I quickly discovered that the bash man page was an epic. Page after page of commands, functions, tweaks, tips and more environmental variables than you could seemingly ever use. In the twenty years since, I still discover new tools and functions in Bash that I had no idea were there and that tempt me to write Bash one liners rather than "real" code. In this tip I'm going to explore five of the lesser known (but still useful!) features in Bash that you may not know about.

1. Extended globbing...
The first function we're going to look at is extended glob matching. This nifty option allows you to do more sophisicated glob matching than provided in standard Bash, for example match all files except those with a suffix of .tmp.
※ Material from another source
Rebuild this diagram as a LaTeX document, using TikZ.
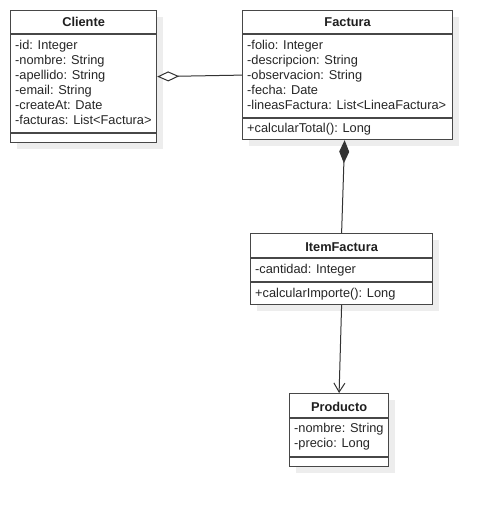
\documentclass[tikz,border=0pt]{standalone}
\usepackage{fontspec}
\setmainfont{Liberation Sans}
\usetikzlibrary{arrows.meta,shadows}
\begin{document}
\begin{tikzpicture}[x=1pt,y=-1pt,
  umlline/.style={draw=black!72, line width=1.2pt},
  edgeline/.style={draw=black!80, line width=1pt},
  classbox/.style={umlline, fill=white, rectangle, inner sep=0pt, anchor=north west,
    drop shadow={shadow xshift=6pt, shadow yshift=-6pt, fill=black!7, opacity=1}},
  divider/.style={umlline},
  title/.style={font=\fontsize{12.8}{15}\selectfont\bfseries, anchor=base, inner sep=0pt, text=black!88},
  member/.style={font=\fontsize{12.8}{15}\selectfont, anchor=base west, inner sep=0pt, text=black!85},
]
\useasboundingbox (0,0) rectangle (491,506);

% class boxes
\node[classbox, minimum width=146pt, minimum height=132pt] (cliente) at (10,10) {};
\node[classbox, minimum width=210pt, minimum height=129pt] (factura) at (242,10) {};
\node[classbox, minimum width=182pt, minimum height=71pt] (item) at (250,233) {};
\node[classbox, minimum width=99pt, minimum height=73pt] (producto) at (289,393) {};

% compartment dividers
\draw[divider] (cliente.west |- 0,34) -- (cliente.east |- 0,34);
\draw[divider] (cliente.west |- 0,133) -- (cliente.east |- 0,133);
\draw[divider] (factura.west |- 0,34) -- (factura.east |- 0,34);
\draw[divider] (factura.west |- 0,118) -- (factura.east |- 0,118);
\draw[divider] (item.west |- 0,258) -- (item.east |- 0,258);
\draw[divider] (item.west |- 0,282) -- (item.east |- 0,282);
\draw[divider] (producto.west |- 0,418) -- (producto.east |- 0,418);
\draw[divider] (producto.west |- 0,457) -- (producto.east |- 0,457);

% class names
\node[title] (clienteName) at (cliente.north |- 0,27) {Cliente};
\node[title] (facturaName) at (factura.north |- 0,27) {Factura};
\node[title] (itemName) at (item.north |- 0,251) {ItemFactura};
\node[title] (productoName) at (producto.north |- 0,411) {Producto};

% Cliente attributes
\node[member] (cli1) at (15,49) {-id: Integer};
\node[member] (cli2) at (15,64) {-nombre: String};
\node[member] (cli3) at (15,79) {-apellido: String};
\node[member] (cli4) at (15,94) {-email: String};
\node[member] (cli5) at (15,109) {-createAt: Date};
\node[member] (cli6) at (15,124) {-facturas: List<Factura>};

% Factura attributes and operations
\node[member] (fac1) at (247,49) {-folio: Integer};
\node[member] (fac2) at (247,64) {-descripcion: String};
\node[member] (fac3) at (247,79) {-observacion: String};
\node[member] (fac4) at (247,94) {-fecha: Date};
\node[member] (fac5) at (247,109) {-lineasFactura: List<LineaFactura>};
\node[member] (fac6) at (247,132) {+calcularTotal(): Long};

% ItemFactura
\node[member] (itm1) at (255,273) {-cantidad: Integer};
\node[member] (itm2) at (255,297) {+calcularImporte(): Long};

% Producto
\node[member] (pro1) at (294,432) {-nombre: String};
\node[member] (pro2) at (294,447) {-precio: Long};

% relationships
\draw[edgeline, {Diamond[open, length=22pt, width=10pt, fill=white]}-] (cliente.east) -- (factura.west);
\draw[edgeline, {Diamond[length=23pt, width=10pt]}-] ([xshift=-3pt]factura.south) -- (item.north);
\draw[edgeline, -{Straight Barb[length=9pt, width=11pt]}] (item.south) -- (producto.north);
\end{tikzpicture}
\end{document}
Extended globbing is enabled via the shopt, or shell options built-in:

$ shopt -s extblob

Note: You can also run shopt on its own to see what other options, features and secrets are it offers.

Once it's on we can ls a directory and return all files except those suffixed by .tmp by using the simple syntax:

$ ls !(*.tmp)

Or you can match multiple patterns:

$ ls !(*.tmp|*.log|*.bak)

You can use a small selection of other extglob syntaxes including:

?(pattern-list)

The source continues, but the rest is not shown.